Dive Brief:
- The U.S. advertising industry will grow 5% in 2023 to $360 billion and increase another 4.2% (excluding political advertising) in 2024, according to a report from Madison and Wall. Including political advertising, ad revenue is forecast to grow 8.1% in 2024.
- Digital platforms, which include search, social, commerce, retail media and digital video platforms, will account for about 64% of all advertising in 2023. Digital platform-focused companies are expected to collectively grow 11%, led in large part by retail media, which will account for about $42 billion in advertising revenue in 2023, up 20% over 2022.
- Traditional television, both national and local, will experience declines over the year, particularly as cord-cutting increases and the Hollywood strikes continue, reducing programming inventory. Outdoor advertising is expected to see modest growth, while audio advertising will remain flat.
Dive Insight:
Retail media is once again the story in this most recent outlook report, thanks to the channel’s ability to reach consumers in a buying mindset with valuable first-party retailer data. Madison and Wall analyst Brian Wieser forecasts that the sector will account for 75% of the industry’s overall revenues by 2028.

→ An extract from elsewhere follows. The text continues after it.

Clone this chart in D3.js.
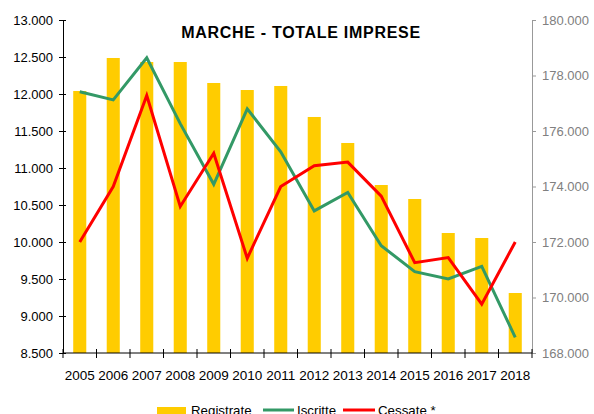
<!DOCTYPE html>
<html>
<head>
<meta charset="utf-8">
<style>
  body { margin: 0; background: #fff; }
  svg { font-family: "Liberation Sans", Arial, sans-serif; }
</style>
</head>
<body>
<svg width="594" height="414"></svg>
<script src="https://d3js.org/d3.v7.min.js"></script>
<script>

var anni = ["2005","2006","2007","2008","2009","2010","2011","2012","2013","2014","2015","2016","2017","2018"];
var registrate = [177441, 178631, 178486, 178486, 177730, 177477, 177622, 176505, 175568, 174054, 173550, 172324, 172144, 170162];
var iscritte = [12030, 11920, 12490, 11600, 10780, 11800, 11220, 10420, 10670, 9950, 9600, 9500, 9670, 8710];
var cessate = [10000, 10750, 11980, 10480, 11200, 9780, 10750, 11030, 11080, 10620, 9720, 9790, 9160, 10000];
var tickSx = [8500, 9000, 9500, 10000, 10500, 11000, 11500, 12000, 12500, 13000];
var tickDx = [168000, 170000, 172000, 174000, 176000, 178000, 180000];

var svg = d3.select("svg");
var mLeft = 63, mRight = 532, mTop = 20, mBottom = 353;

var fmt = d3.format(",.0f");
var it = function(v) { return fmt(v).replace(/,/g, "."); };

var x = d3.scaleBand().domain(anni).range([mLeft, mRight]).paddingInner(0.61).paddingOuter(0.305);
var xb = d3.scaleBand().domain(anni).range([mLeft, mRight]);
var ySx = d3.scaleLinear().domain([8500, 13000]).range([mBottom, mTop]);
var yDx = d3.scaleLinear().domain([168000, 180000]).range([mBottom, mTop]);

// barre registrate (asse destro)
svg.append("g").selectAll("rect")
  .data(registrate)
  .enter().append("rect")
    .attr("x", function(d, i) { return x(anni[i]); })
    .attr("width", x.bandwidth())
    .attr("y", function(d) { return yDx(d); })
    .attr("height", function(d) { return mBottom - yDx(d); })
    .attr("fill", "#ffcc00");

// asse sinistro
var gS = svg.append("g").attr("transform", "translate(" + mLeft + ",0)")
  .call(d3.axisLeft(ySx).tickValues(tickSx).tickFormat(it).tickSize(3).tickPadding(7).tickSizeOuter(0));
gS.selectAll("line").attr("x2", 3).attr("x1", -4).attr("stroke", "#000");
gS.select(".domain").attr("stroke", "#000");
gS.selectAll("text").attr("font-size", 13).attr("fill", "#000").attr("font-family", "Liberation Sans, Arial, sans-serif");

// asse destro
var gD = svg.append("g").attr("transform", "translate(" + mRight + ",0)")
  .call(d3.axisRight(yDx).tickValues(tickDx).tickFormat(it).tickSize(4).tickPadding(6).tickSizeOuter(0));
gD.selectAll("line").attr("stroke", "#999");
gD.select(".domain").attr("stroke", "#999");
gD.selectAll("text").attr("font-size", 13).attr("fill", "#808080").attr("font-family", "Liberation Sans, Arial, sans-serif");

// asse x
var gX = svg.append("g").attr("transform", "translate(0," + mBottom + ")");
gX.append("line").attr("x1", mLeft).attr("x2", mRight).attr("stroke", "#000");
gX.selectAll(".tk").data(anni.concat(["end"]))
  .enter().append("line")
    .attr("x1", function(d, i) { return mLeft + i * xb.step(); })
    .attr("x2", function(d, i) { return mLeft + i * xb.step(); })
    .attr("y1", -4).attr("y2", 5)
    .attr("stroke", "#000");
gX.selectAll("text").data(anni)
  .enter().append("text")
    .attr("x", function(d) { return xb(d) + xb.bandwidth() / 2; })
    .attr("y", 27)
    .attr("text-anchor", "middle")
    .attr("font-size", 13.5)
    .text(function(d) { return d; });

// linee
var line = d3.line()
  .x(function(d, i) { return xb(anni[i]) + xb.bandwidth() / 2; })
  .y(function(d) { return ySx(d); });

svg.append("path").datum(iscritte)
  .attr("d", line).attr("fill", "none").attr("stroke", "#339966").attr("stroke-width", 3);
svg.append("path").datum(cessate)
  .attr("d", line).attr("fill", "none").attr("stroke", "#ff0000").attr("stroke-width", 3);

// titolo
svg.append("text")
  .attr("x", 301).attr("y", 38)
  .attr("text-anchor", "middle")
  .attr("font-size", 16).attr("font-weight", "bold")
  .attr("letter-spacing", 0.7)
  .text("MARCHE - TOTALE IMPRESE");

// legenda
var leg = svg.append("g");
leg.append("rect").attr("x", 157).attr("y", 407).attr("width", 29).attr("height", 7).attr("fill", "#ffcc00");
leg.append("text").attr("x", 191).attr("y", 414.5).attr("font-size", 13.3).text("Registrate");
leg.append("line").attr("x1", 263).attr("x2", 294).attr("y1", 410).attr("y2", 410).attr("stroke", "#339966").attr("stroke-width", 3);
leg.append("text").attr("x", 297).attr("y", 414.5).attr("font-size", 13.3).text("Iscritte");
leg.append("line").attr("x1", 343).attr("x2", 375).attr("y1", 410).attr("y2", 410).attr("stroke", "#ff0000").attr("stroke-width", 3);
leg.append("text").attr("x", 378).attr("y", 414.5).attr("font-size", 13.3).text("Cessate *");

</script>
</body>
</html>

Amazon continues to maintain a dominant position in the retail media space, though others — including Walmart, Instacart, Ebay, Uber, Criteo, Booking.com and Expedia — are well-positioned in the category and are expected to sustain double-digit growth for years to come, according to the report.
On the other hand, so-called “open internet” companies will not grow much, as legacy print publications will continue to see the declines recorded prior to the pandemic. The ad tech sector, however, can grow faster, pending insertion order-based sales continue to move toward programmatic trading.
Meanwhile, the traditional TV sector, already hammered by cord-cutting and the Hollywood strikes, will continue to be pressured to demonstrate effectiveness beyond reach and frequency, “especially as pure-play digital platforms are increasingly capable of satisfying nearly every marketing goal as well or better than any alternative,” Wieser wrote.
The one bright spot will be if broadcast networks and channels can capitalize on their existing and sizable relationships with marketers to offer a wider array of media products. In an example, Wieser noted that marketers could create common identifiers that allow for integrated sales of traditional TV, streaming video and other forms of digital inventory.
Many of these concerns, however, may be masked by the upcoming political season, which will add roughly $17 billion in revenue to media owners in 2024, particularly owners of local media broadcast channels. Still, the report notes that internet-related advertising has become increasingly significant, and that as the category grows, its year-over-year skews to growth rates will be “increasingly evident.”